**WHAT THE TASK REQUIRES**
Reproduce the data exactly and drop any pictures it holds.

**DATA PROVIDED**

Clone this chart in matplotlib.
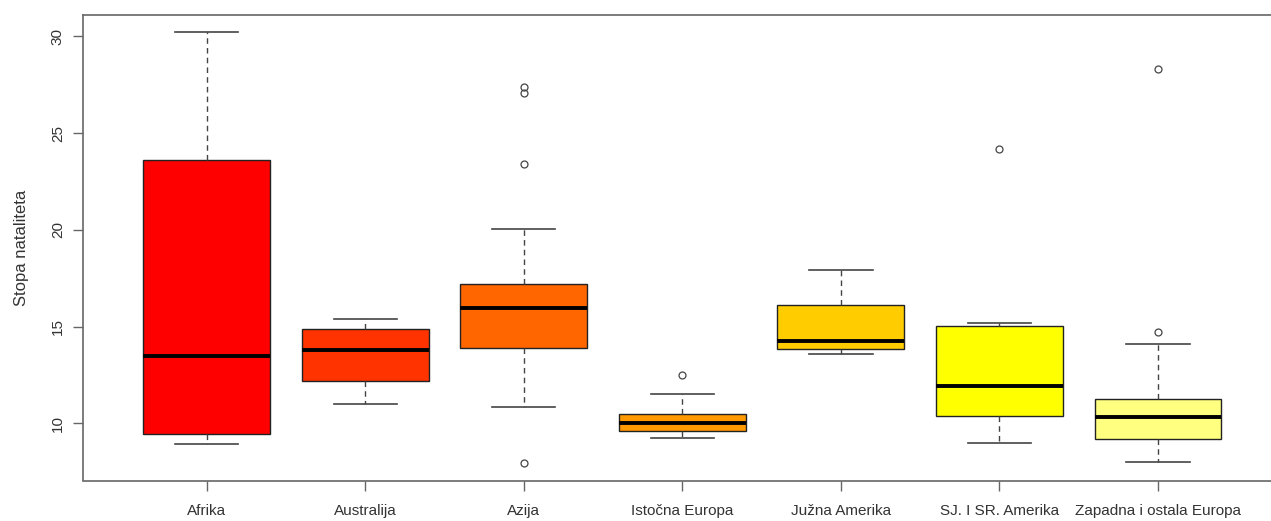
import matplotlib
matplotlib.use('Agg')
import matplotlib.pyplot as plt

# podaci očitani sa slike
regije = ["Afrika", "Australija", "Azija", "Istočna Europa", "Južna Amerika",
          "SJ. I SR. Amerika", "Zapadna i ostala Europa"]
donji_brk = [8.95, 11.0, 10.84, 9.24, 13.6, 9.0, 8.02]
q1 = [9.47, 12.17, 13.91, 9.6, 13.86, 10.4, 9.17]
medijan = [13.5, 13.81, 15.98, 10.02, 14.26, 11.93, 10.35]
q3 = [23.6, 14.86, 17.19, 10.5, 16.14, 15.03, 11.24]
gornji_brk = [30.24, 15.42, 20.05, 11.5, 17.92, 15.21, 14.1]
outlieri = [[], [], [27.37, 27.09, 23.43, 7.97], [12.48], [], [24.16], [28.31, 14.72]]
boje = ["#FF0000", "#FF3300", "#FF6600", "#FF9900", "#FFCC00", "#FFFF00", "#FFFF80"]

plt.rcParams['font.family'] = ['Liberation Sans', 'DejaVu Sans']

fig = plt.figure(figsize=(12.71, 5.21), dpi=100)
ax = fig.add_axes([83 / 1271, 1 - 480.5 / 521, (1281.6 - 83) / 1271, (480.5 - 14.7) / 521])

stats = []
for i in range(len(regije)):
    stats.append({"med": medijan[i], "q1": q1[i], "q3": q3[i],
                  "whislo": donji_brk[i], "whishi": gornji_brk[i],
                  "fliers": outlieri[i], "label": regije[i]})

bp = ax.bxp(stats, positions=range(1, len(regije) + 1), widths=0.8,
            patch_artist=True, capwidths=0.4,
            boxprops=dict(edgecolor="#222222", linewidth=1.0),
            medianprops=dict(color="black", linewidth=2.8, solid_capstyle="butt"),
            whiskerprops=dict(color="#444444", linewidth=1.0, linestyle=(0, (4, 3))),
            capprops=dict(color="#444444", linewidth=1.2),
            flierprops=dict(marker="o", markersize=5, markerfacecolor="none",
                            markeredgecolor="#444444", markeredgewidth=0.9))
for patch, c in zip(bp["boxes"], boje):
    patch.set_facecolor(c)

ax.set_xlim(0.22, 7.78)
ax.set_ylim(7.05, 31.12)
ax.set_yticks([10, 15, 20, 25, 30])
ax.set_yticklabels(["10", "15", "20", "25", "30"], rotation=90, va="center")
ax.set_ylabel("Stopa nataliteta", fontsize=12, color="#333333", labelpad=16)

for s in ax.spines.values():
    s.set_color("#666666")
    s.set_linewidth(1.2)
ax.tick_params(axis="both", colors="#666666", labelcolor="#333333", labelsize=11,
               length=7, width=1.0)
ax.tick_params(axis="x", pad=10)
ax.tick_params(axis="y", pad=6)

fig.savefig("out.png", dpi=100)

**RESULT OF THE TASK**
Clone this chart in matplotlib.
import matplotlib
matplotlib.use('Agg')
import matplotlib.pyplot as plt

# podaci očitani sa slike
regije = ["Afrika", "Australija", "Azija", "Istočna Europa", "Južna Amerika",
          "SJ. I SR. Amerika", "Zapadna i ostala Europa"]
donji_brk = [8.95, 11.0, 10.84, 9.24, 13.6, 9.0, 8.02]
q1 = [9.47, 12.17, 13.91, 9.6, 13.86, 10.4, 9.17]
medijan = [13.5, 13.81, 15.98, 10.02, 14.26, 11.93, 10.35]
q3 = [23.6, 14.86, 17.19, 10.5, 16.14, 15.03, 11.24]
gornji_brk = [30.24, 15.42, 20.05, 11.5, 17.92, 15.21, 14.1]
outlieri = [[], [], [27.37, 27.09, 23.43, 7.97], [12.48], [], [24.16], [28.31, 14.72]]
boje = ["#FF0000", "#FF3300", "#FF6600", "#FF9900", "#FFCC00", "#FFFF00", "#FFFF80"]

plt.rcParams['font.family'] = ['Liberation Sans', 'DejaVu Sans']

fig = plt.figure(figsize=(12.71, 5.21), dpi=100)
ax = fig.add_axes([83 / 1271, 1 - 480.5 / 521, (1281.6 - 83) / 1271, (480.5 - 14.7) / 521])

stats = []
for i in range(len(regije)):
    stats.append({"med": medijan[i], "q1": q1[i], "q3": q3[i],
                  "whislo": donji_brk[i], "whishi": gornji_brk[i],
                  "fliers": outlieri[i], "label": regije[i]})

bp = ax.bxp(stats, positions=range(1, len(regije) + 1), widths=0.8,
            patch_artist=True, capwidths=0.4,
            boxprops=dict(edgecolor="#222222", linewidth=1.0),
            medianprops=dict(color="black", linewidth=2.8, solid_capstyle="butt"),
            whiskerprops=dict(color="#444444", linewidth=1.0, linestyle=(0, (4, 3))),
            capprops=dict(color="#444444", linewidth=1.2),
            flierprops=dict(marker="o", markersize=5, markerfacecolor="none",
                            markeredgecolor="#444444", markeredgewidth=0.9))
for patch, c in zip(bp["boxes"], boje):
    patch.set_facecolor(c)

ax.set_xlim(0.22, 7.78)
ax.set_ylim(7.05, 31.12)
ax.set_yticks([10, 15, 20, 25, 30])
ax.set_yticklabels(["10", "15", "20", "25", "30"], rotation=90, va="center")
ax.set_ylabel("Stopa nataliteta", fontsize=12, color="#333333", labelpad=16)

for s in ax.spines.values():
    s.set_color("#666666")
    s.set_linewidth(1.2)
ax.tick_params(axis="both", colors="#666666", labelcolor="#333333", labelsize=11,
               length=7, width=1.0)
ax.tick_params(axis="x", pad=10)
ax.tick_params(axis="y", pad=6)

fig.savefig("out.png", dpi=100)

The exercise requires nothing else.